DATASET SECTION –
|---|
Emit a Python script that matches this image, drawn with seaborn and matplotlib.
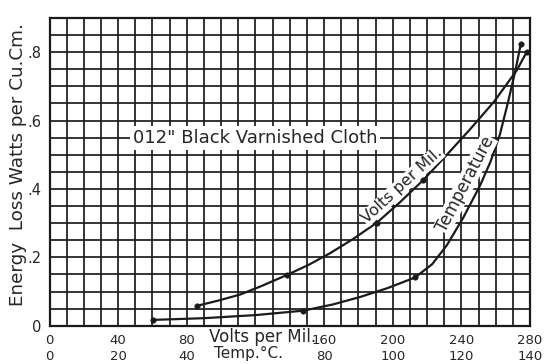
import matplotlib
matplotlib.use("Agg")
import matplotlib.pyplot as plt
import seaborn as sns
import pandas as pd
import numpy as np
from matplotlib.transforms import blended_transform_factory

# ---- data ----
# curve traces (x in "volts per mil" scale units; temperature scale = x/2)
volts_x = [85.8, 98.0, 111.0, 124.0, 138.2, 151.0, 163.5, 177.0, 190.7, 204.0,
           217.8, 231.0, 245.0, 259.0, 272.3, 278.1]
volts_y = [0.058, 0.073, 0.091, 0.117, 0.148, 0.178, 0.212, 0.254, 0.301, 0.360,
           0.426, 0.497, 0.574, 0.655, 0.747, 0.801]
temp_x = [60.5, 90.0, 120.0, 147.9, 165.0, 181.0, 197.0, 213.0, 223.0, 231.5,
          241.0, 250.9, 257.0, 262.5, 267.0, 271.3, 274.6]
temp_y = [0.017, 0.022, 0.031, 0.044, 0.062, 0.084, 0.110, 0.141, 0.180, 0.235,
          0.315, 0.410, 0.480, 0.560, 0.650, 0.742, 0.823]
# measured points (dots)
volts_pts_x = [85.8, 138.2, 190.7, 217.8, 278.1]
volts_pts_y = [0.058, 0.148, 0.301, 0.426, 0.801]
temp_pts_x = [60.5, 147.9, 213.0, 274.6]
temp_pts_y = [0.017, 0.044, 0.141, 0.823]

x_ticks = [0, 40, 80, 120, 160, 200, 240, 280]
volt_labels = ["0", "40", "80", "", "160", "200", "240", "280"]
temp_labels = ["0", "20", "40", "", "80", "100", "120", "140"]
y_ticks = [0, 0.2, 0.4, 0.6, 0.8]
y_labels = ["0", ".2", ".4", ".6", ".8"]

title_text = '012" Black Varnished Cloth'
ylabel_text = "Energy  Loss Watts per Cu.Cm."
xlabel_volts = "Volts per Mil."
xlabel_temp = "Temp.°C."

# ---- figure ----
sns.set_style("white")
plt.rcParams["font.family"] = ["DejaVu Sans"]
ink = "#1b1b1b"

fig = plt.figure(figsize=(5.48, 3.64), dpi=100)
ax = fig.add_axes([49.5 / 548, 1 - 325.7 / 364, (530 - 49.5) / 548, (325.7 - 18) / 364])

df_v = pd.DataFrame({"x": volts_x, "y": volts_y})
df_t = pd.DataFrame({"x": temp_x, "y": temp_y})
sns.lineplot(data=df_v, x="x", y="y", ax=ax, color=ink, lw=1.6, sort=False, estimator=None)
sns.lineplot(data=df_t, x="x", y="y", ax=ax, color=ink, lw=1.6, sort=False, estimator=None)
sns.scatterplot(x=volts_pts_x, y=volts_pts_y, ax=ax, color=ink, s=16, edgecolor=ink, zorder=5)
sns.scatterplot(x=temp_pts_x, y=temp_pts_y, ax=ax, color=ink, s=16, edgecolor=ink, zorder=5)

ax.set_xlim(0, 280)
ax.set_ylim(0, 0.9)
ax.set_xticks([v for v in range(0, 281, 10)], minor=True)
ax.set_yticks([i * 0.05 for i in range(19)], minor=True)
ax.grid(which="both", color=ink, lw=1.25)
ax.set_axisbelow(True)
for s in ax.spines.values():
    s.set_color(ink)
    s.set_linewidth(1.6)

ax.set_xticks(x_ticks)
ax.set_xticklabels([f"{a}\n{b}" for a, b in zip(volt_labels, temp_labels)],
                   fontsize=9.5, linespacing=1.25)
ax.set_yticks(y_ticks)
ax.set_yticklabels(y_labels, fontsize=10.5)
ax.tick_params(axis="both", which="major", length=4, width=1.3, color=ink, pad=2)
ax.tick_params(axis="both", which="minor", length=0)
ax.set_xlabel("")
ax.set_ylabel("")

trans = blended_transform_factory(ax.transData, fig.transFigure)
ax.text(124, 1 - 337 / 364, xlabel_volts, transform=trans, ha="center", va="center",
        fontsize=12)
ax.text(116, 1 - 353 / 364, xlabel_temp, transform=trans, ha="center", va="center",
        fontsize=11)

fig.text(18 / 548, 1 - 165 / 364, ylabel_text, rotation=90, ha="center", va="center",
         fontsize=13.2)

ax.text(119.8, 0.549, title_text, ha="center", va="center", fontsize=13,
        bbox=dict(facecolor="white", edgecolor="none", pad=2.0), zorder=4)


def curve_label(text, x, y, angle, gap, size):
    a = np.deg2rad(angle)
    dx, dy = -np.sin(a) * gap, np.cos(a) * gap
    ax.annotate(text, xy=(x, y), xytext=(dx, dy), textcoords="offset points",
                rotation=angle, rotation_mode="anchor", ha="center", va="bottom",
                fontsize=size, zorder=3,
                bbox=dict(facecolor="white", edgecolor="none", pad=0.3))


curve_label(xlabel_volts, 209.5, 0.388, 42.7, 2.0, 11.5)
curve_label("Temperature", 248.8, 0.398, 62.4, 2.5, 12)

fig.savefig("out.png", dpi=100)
|---|
EXERCISE REQUIREMENTS –
Make an exact copy of the lines from the top of the material through the line with "from matplotlib.transforms import", pictures excluded.

COMPLETE ANSWER –
Emit a Python script that matches this image, drawn with seaborn and matplotlib.
import matplotlib
matplotlib.use("Agg")
import matplotlib.pyplot as plt
import seaborn as sns
import pandas as pd
import numpy as np
from matplotlib.transforms import blended_transform_factory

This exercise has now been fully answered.